Курсив в цитате принадлежит Толкину, и вряд ли можно было сформулировать эту мысль более выразительно, однако сие заявление по большей части было встречено с недоумением или отвергнуто. Тому есть веская причина (и еще целый ряд менее веских): взгляды Толкина на ряд языковых проблем были весьма своеобразными, если не сказать мракобесными. Он полагал, что люди обладают способностью неосознанно распознавать исторические пласты в языке — и, возможно, англичане наделены этой способностью в большей мере, чем другие, благодаря своей запутанной лингвистической истории. Англичане понимают, что Агторп и Стайнби находятся где-то на севере, даже не зная, что эти названия имеют древнескандинавские корни, а Винчком и Кумрю ассоциируются у них с западом, хоть они и не осознают, что слово cŵm — валлийское. Так проявляется языковое чутье. Кроме того, Толкин был убежден, что языки могут быть по самой своей природе привлекательными или отталкивающими. Мордорское наречие Саурона и орков вызывает отвращение. Когда Гэндальф употребил его во время Совета, «содрогнулись могучие стены Замка, и подернулось дымкой яркое солнце»[4], а Элронд упрекнул Гэндальфа — не за то, что он сказал, но за то, на каком языке он говорил. А вот валлийский и финский языки Толкин считал априори прекрасными и взял их фонетический и грамматический строй за основу придуманных им эльфийских языков — соответственно, синдарина и квенья. Именно в силу этих убеждений он раз за разом вкладывает в уста персонажей «Властелина колец» речь на этих языках, не утруждая себя переводом. По его задумке весь смысл — или некий смысл — должен передаваться исключительно с помощью звуков, подобно тому, как аллюзии на легенды минувших эпох могут работать и без пересказа их содержания.
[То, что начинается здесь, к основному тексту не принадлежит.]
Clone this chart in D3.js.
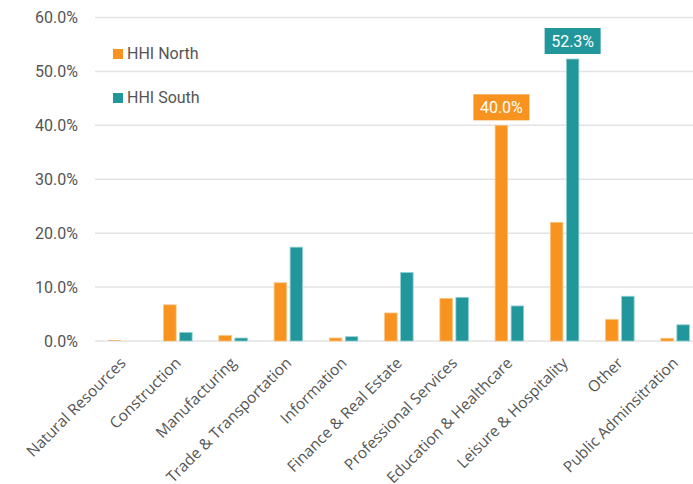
<!DOCTYPE html>
<html>
<head>
<meta charset="utf-8">
<script src="https://cdn.jsdelivr.net/npm/d3@7"></script>
<style>
  html, body { margin: 0; padding: 0; background: #fff; }
  svg { display: block; font-family: "Roboto", "DejaVu Sans", sans-serif; }
</style>
</head>
<body>
<svg id="chart" width="693" height="484"></svg>
<script>
// Industry categories along the x axis
const categories = [
  "Natural Resources", "Construction", "Manufacturing", "Trade & Transportation",
  "Information", "Finance & Real Estate", "Professional Services",
  "Education & Healthcare", "Leisure & Hospitality", "Other", "Public Adminsitration"
];
// Share of employment (%) per series
const northValues = [0.1, 6.7, 1.0, 10.8, 0.55, 5.2, 7.9, 40.0, 22.0, 4.0, 0.5];
const southValues = [0.0, 1.6, 0.55, 17.4, 0.8, 12.7, 8.1, 6.5, 52.3, 8.3, 3.0];
const seriesNames = ["HHI North", "HHI South"];
const seriesColors = ["#f7931e", "#21979c"];
const seriesStrokes = ["#fbc27f", "#8fd0d2"];
const yTicks = [0, 10, 20, 30, 40, 50, 60];
// Values called out with a label box: [series index, category index]
const callouts = [[0, 7], [1, 8]];

const svg = d3.select("#chart");
const series = [northValues, southValues];

const x = d3.scaleBand().domain(categories).range([95, 702.75]).paddingInner(0).paddingOuter(0);
const y = d3.scaleLinear().domain([0, 60]).range([341, 17.5]);

const barW = 12.5, barGap = 3.5;
const offset = i => x.bandwidth() / 2 - (barW * 2 + barGap) / 2 + i * (barW + barGap);

// Gridlines
svg.append("g")
  .selectAll("line")
  .data(yTicks)
  .join("line")
  .attr("x1", 95).attr("x2", 693)
  .attr("y1", d => y(d)).attr("y2", d => y(d))
  .attr("stroke", "#e3e3e3")
  .attr("stroke-width", 1.5);

// Y axis labels
const yAxis = d3.axisLeft(y).tickValues(yTicks).tickFormat(d => d.toFixed(1) + "%").tickSize(0).tickPadding(0);
svg.append("g")
  .attr("transform", "translate(78,0)")
  .call(yAxis)
  .call(g => g.select(".domain").remove())
  .selectAll("text")
  .attr("font-size", 16)
  .attr("fill", "#555")
  .attr("font-family", "Roboto, sans-serif");

// Bars
series.forEach((vals, si) => {
  svg.append("g")
    .selectAll("rect")
    .data(vals.map((v, i) => ({ v, c: categories[i] })))
    .join("rect")
    .attr("x", d => x(d.c) + offset(si))
    .attr("y", d => y(d.v))
    .attr("width", barW)
    .attr("height", d => y(0) - y(d.v))
    .attr("fill", seriesColors[si])
    .attr("stroke", seriesStrokes[si])
    .attr("stroke-width", d => d.v > 0.2 ? 0.8 : 0);
});

// Callout labels
callouts.forEach(([si, ci]) => {
  const v = series[si][ci];
  const cx = x(categories[ci]) + offset(si) + barW / 2;
  const boxW = 56, boxH = 26;
  const by = y(v) - 5 - boxH;
  svg.append("rect")
    .attr("x", cx - boxW / 2).attr("y", by)
    .attr("width", boxW).attr("height", boxH)
    .attr("fill", seriesColors[si]);
  svg.append("text")
    .attr("x", cx).attr("y", by + boxH / 2 + 6)
    .attr("text-anchor", "middle")
    .attr("font-size", 16)
    .attr("fill", "#fff")
    .text(v.toFixed(1) + "%");
});

// Category labels, rotated
const xAxis = d3.axisBottom(x).tickSize(0).tickPadding(0);
svg.append("g")
  .attr("transform", "translate(0,341)")
  .call(xAxis)
  .call(g => g.select(".domain").remove())
  .selectAll("text")
  .attr("font-size", 15.5)
  .attr("fill", "#555")
  .attr("font-family", "'Open Sans', sans-serif")
  .attr("text-anchor", "end")
  .attr("dy", null)
  .attr("transform", "translate(4,23) rotate(-45)");

// Legend
const legend = svg.append("g");
seriesNames.forEach((name, i) => {
  const ly = 49 + i * 44;
  legend.append("rect")
    .attr("x", 113).attr("y", ly)
    .attr("width", 10).attr("height", 10)
    .attr("fill", seriesColors[i]);
  legend.append("text")
    .attr("x", 127).attr("y", ly + 9.5)
    .attr("font-size", 16)
    .attr("fill", "#555")
    .text(name);
});
</script>
</body>
</html>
Но Толкин полагал еще, что филология способна вывести нас даже за пределы древних текстов, которые она изучает, — и на этом построил свое изобретение. Он был убежден в том, что иногда можно нащупать путь от слов, дошедших до более поздних периодов, к обозначаемым ими понятиям, которые уже давно исчезли, но которые несомненно существовали, иначе не было бы и самих этих слов. Этот процесс приобретает гораздо более веские основания, если проводить его через сопоставление (филология стала наукой лишь в тот момент, когда превратилась в сопоставительную филологию). Так, в современном английском языке есть слово dwarf (гном), но изначально оно было таким же, как и современное немецкое слово Zwerg, и филология может точно объяснить, каким образом они стали различаться и как они соотносятся с древнескандинавским словом dvergr. Но ведь если в трех различных языках существует одно и то же слово и во всех них сохранились крупицы веры в существование некой схожей расы, разве нельзя восстановить сначала слово, от которого, вероятнее всего, произошли все более поздние слова (в данном случае оно будет выглядеть примерно как *dvairgs), а затем и соответствующее ему понятие? (Звездочка перед словом обычно используется для обозначения того, что оно не зафиксировано в письменных источниках, но (наверняка) должно было существовать; разумеется, при воссоздании таких слов и понятий присутствует огромный риск ошибки.) И все же Толкин мыслил именно так, и в этой книге я привожу еще много таких примеров с подробным разбором. Но главное, что я хочу сказать: каким бы фантастическим ни было толкиновское Средиземье, сам он не считал его только лишь вымыслом. Он «реконструировал», устранял нестыковки в своих первоисточниках, иногда вводил совершенно новые понятия (такие как «хоббит»), но одновременно с этим стремился прикоснуться к воображаемому миру, который, по его мнению, некогда действительно существовал, по крайней мере в коллективном воображении: тому он находил огромное количество подтверждений, пусть и разрозненных.